Don't include pictures. Quote the lines below from the first through the line that contains "anchor=base] (title) at".

------------------------------------

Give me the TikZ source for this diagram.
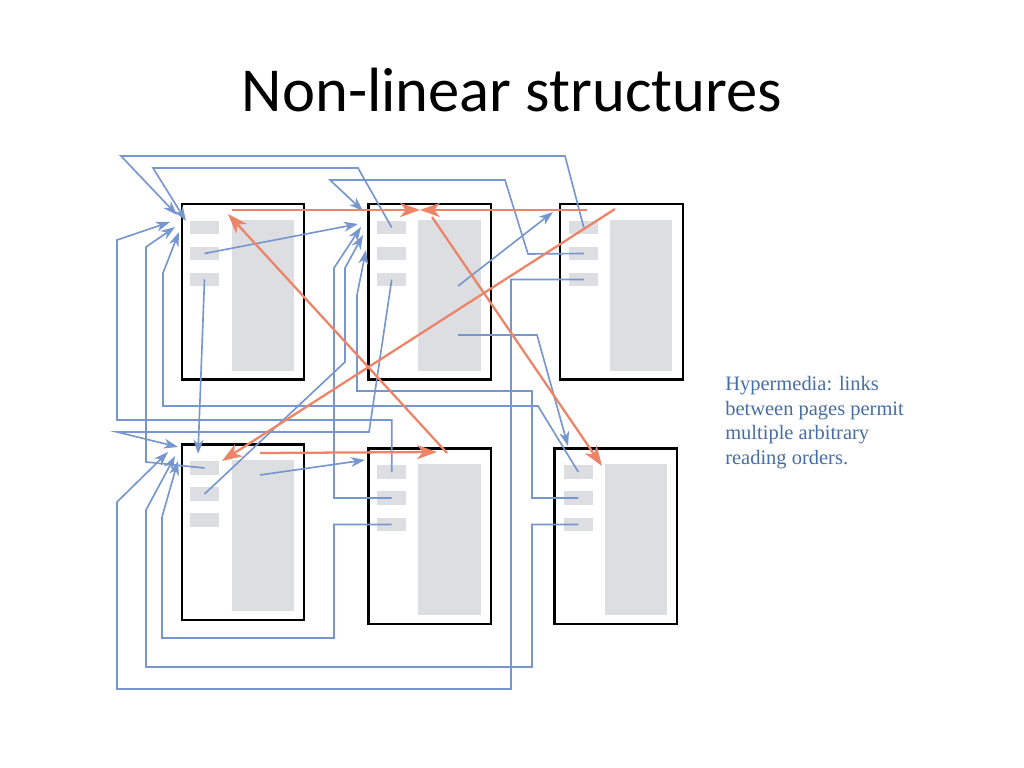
\documentclass[tikz,border=0pt]{standalone}
\usepackage{fontspec}
\usepackage{tikz}
\usetikzlibrary{arrows.meta, positioning, calc}
\setmainfont{Carlito}
\newfontfamily\notefont{Liberation Serif}
\definecolor{linkblue}{RGB}{118, 150, 205}
\definecolor{pathorange}{RGB}{236, 132, 104}
\definecolor{bargray}{RGB}{221, 222, 226}
\definecolor{noteblue}{RGB}{70, 110, 165}

\begin{document}
\begin{tikzpicture}[
    x=0.703125pt, y=-0.703125pt,
    webpage/.style={draw, line width=1.6pt, minimum width=86.2pt, minimum height=123.3pt, inner sep=0pt},
    linkbar/.style={fill=bargray, minimum width=20.6pt, minimum height=9.8pt, inner sep=0pt},
    textpanel/.style={fill=bargray, minimum width=44pt, minimum height=106.2pt, inner sep=0pt},
    hyperlink/.style={-{Stealth[length=10pt, width=7pt, inset=3pt]}, linkblue, line width=1.15pt},
    readpath/.style={-{Stealth[length=14pt, width=10pt, inset=4pt]}, pathorange, line width=1.6pt}
]
    \useasboundingbox (0,0) rectangle (1024,768);

    % Title
    \node[font=\fontsize{44}{53}\selectfont, anchor=base] (title) at (512,112) {Non-linear structures};

    % Pages
    \node[webpage] (p1) at (243,291.7) {};
    \node[webpage] (p2) at (429.7,291.7) {};
    \node[webpage] (p3) at (621.5,291.7) {};
    \node[webpage] (p4) at (243,532.2) {};
    \node[webpage] (p5) at (429.7,536.2) {};
    \node[webpage] (p6) at (615.8,536.2) {};

    % Text panels
    \node[textpanel] (c1) at (263.2,295.3) {};
    \node[textpanel] (c2) at (449.5,295.3) {};
    \node[textpanel] (c3) at (641,295.3) {};
    \node[textpanel] (c4) at (263.2,535.3) {};
    \node[textpanel] (c5) at (449.5,539.7) {};
    \node[textpanel] (c6) at (635.8,539.7) {};

    % Link bars
    \node[linkbar] (p1a) at (204.5,227.5) {};
    \node[linkbar] (p1b) at (204.5,253.5) {};
    \node[linkbar] (p1c) at (204.5,279.5) {};
    \node[linkbar] (p2a) at (391.7,227.5) {};
    \node[linkbar] (p2b) at (391.7,253.5) {};
    \node[linkbar] (p2c) at (391.7,279.5) {};
    \node[linkbar] (p3a) at (583.8,227.5) {};
    \node[linkbar] (p3b) at (583.8,253.5) {};
    \node[linkbar] (p3c) at (583.8,279.5) {};
    \node[linkbar] (p4a) at (204.5,468) {};
    \node[linkbar] (p4b) at (204.5,494) {};
    \node[linkbar] (p4c) at (204.5,520) {};
    \node[linkbar] (p5a) at (391.7,472) {};
    \node[linkbar] (p5b) at (391.7,498) {};
    \node[linkbar] (p5c) at (391.7,524.5) {};
    \node[linkbar] (p6a) at (578.3,472) {};
    \node[linkbar] (p6b) at (578.3,498) {};
    \node[linkbar] (p6c) at (578.3,524.5) {};

    % Link targets
    \coordinate (p1in1) at (177,215);
    \coordinate (p1in2) at (186,221);
    \coordinate (p1in3) at (170,222);
    \coordinate (p1in4) at (175,227);
    \coordinate (p1in5) at (179,232);
    \coordinate (p2in1) at (363,211);
    \coordinate (p2in2) at (358,224);
    \coordinate (p2in3) at (361,227);
    \coordinate (p2in4) at (363,235);
    \coordinate (p2in5) at (366,250);
    \coordinate (p4in1) at (198,454);
    \coordinate (p4in2) at (178,447);
    \coordinate (p4in3) at (168,452);
    \coordinate (p4in4) at (175,456);
    \coordinate (p4in5) at (178,461);
    \coordinate (p3in) at (553,212);
    \coordinate (p5in) at (365,460);
    \coordinate (p6in) at (568,446);
    \coordinate (c2up) at (458,286);
    \coordinate (c2low) at (458,335);
    \coordinate (c4up) at (260,475);

    % Links
    \draw[hyperlink] (p3a.center) -- (565,156) -- (121,156) -- (p1in1);
    \draw[hyperlink] (p2a.center) -- (358,168) -- (153,168) -- (p1in2);
    \draw[hyperlink] (p5a.center) |- (117,420) -- (117,240) -- (p1in3);
    \draw[hyperlink] (p4a.center) -- (146,462) -- (146,247) -- (p1in4);
    \draw[hyperlink] (p6a.center) -- (538,406) -- (163,406) -- (163,273) -- (p1in5);
    \draw[hyperlink] (p3b.center) -- (528,254) -- (505,180) -- (330,180) -- (p2in1);
    \draw[hyperlink] (p1b.center) -- (p2in2);
    \draw[hyperlink] (p5b.center) -| (334,268) -- (p2in3);
    \draw[hyperlink] (p4b.center) -- (345,362) -- (345,268) -- (p2in4);
    \draw[hyperlink] (p6b.center) -| (532,391) -| (357,295) -- (p2in5);
    \draw[hyperlink] (p1c.center) -- (p4in1);
    \draw[hyperlink] (p2c.center) -- (369,432) -- (117,432) -- (p4in2);
    \draw[hyperlink] (p3c.center) -| (511,689) -| (117,502) -- (p4in3);
    \draw[hyperlink] (p6c.center) -| (532,667) -| (146,510) -- (p4in4);
    \draw[hyperlink] (p5c.center) -| (334,638) -| (162,517) -- (p4in5);
    \draw[hyperlink] (c2up) -- (p3in);
    \draw[hyperlink] (c2low) -- (537,335) -- (p6in);
    \draw[hyperlink] (c4up) -- (p5in);

    % Reading orders
    \coordinate (r1) at (232,210);
    \coordinate (r3) at (587,210);
    \coordinate (meet) at (420,210);
    \coordinate (r5) at (447,453);
    \coordinate (r1in) at (228,214);
    \coordinate (r2) at (432,217);
    \coordinate (r6in) at (602,466);
    \coordinate (r3b) at (615,209);
    \coordinate (r4in) at (222,461);
    \coordinate (r4) at (260,453);
    \coordinate (r5in) at (437,452);
    \draw[readpath] (r1) -- (meet);
    \draw[readpath] (r3) -- (meet);
    \draw[readpath] (r5) -- (r1in);
    \draw[readpath] (r2) -- (r6in);
    \draw[readpath] (r3b) -- (r4in);
    \draw[readpath] (r4) -- (r5in);

    % Caption
    \node[anchor=base west, align=left, inner sep=0pt, text=noteblue,
          font=\notefont\fontsize{14.4}{17.4}\selectfont] (note) at (725,464.5)
          {Hypermedia: links\\between pages permit\\multiple arbitrary\\reading orders.};
\end{tikzpicture}
\end{document}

------------------------------------

(Problem solution)
Give me the TikZ source for this diagram.
\documentclass[tikz,border=0pt]{standalone}
\usepackage{fontspec}
\usepackage{tikz}
\usetikzlibrary{arrows.meta, positioning, calc}
\setmainfont{Carlito}
\newfontfamily\notefont{Liberation Serif}
\definecolor{linkblue}{RGB}{118, 150, 205}
\definecolor{pathorange}{RGB}{236, 132, 104}
\definecolor{bargray}{RGB}{221, 222, 226}
\definecolor{noteblue}{RGB}{70, 110, 165}

\begin{document}
\begin{tikzpicture}[
    x=0.703125pt, y=-0.703125pt,
    webpage/.style={draw, line width=1.6pt, minimum width=86.2pt, minimum height=123.3pt, inner sep=0pt},
    linkbar/.style={fill=bargray, minimum width=20.6pt, minimum height=9.8pt, inner sep=0pt},
    textpanel/.style={fill=bargray, minimum width=44pt, minimum height=106.2pt, inner sep=0pt},
    hyperlink/.style={-{Stealth[length=10pt, width=7pt, inset=3pt]}, linkblue, line width=1.15pt},
    readpath/.style={-{Stealth[length=14pt, width=10pt, inset=4pt]}, pathorange, line width=1.6pt}
]
    \useasboundingbox (0,0) rectangle (1024,768);

    % Title
    \node[font=\fontsize{44}{53}\selectfont, anchor=base] (title) at (512,112) {Non-linear structures};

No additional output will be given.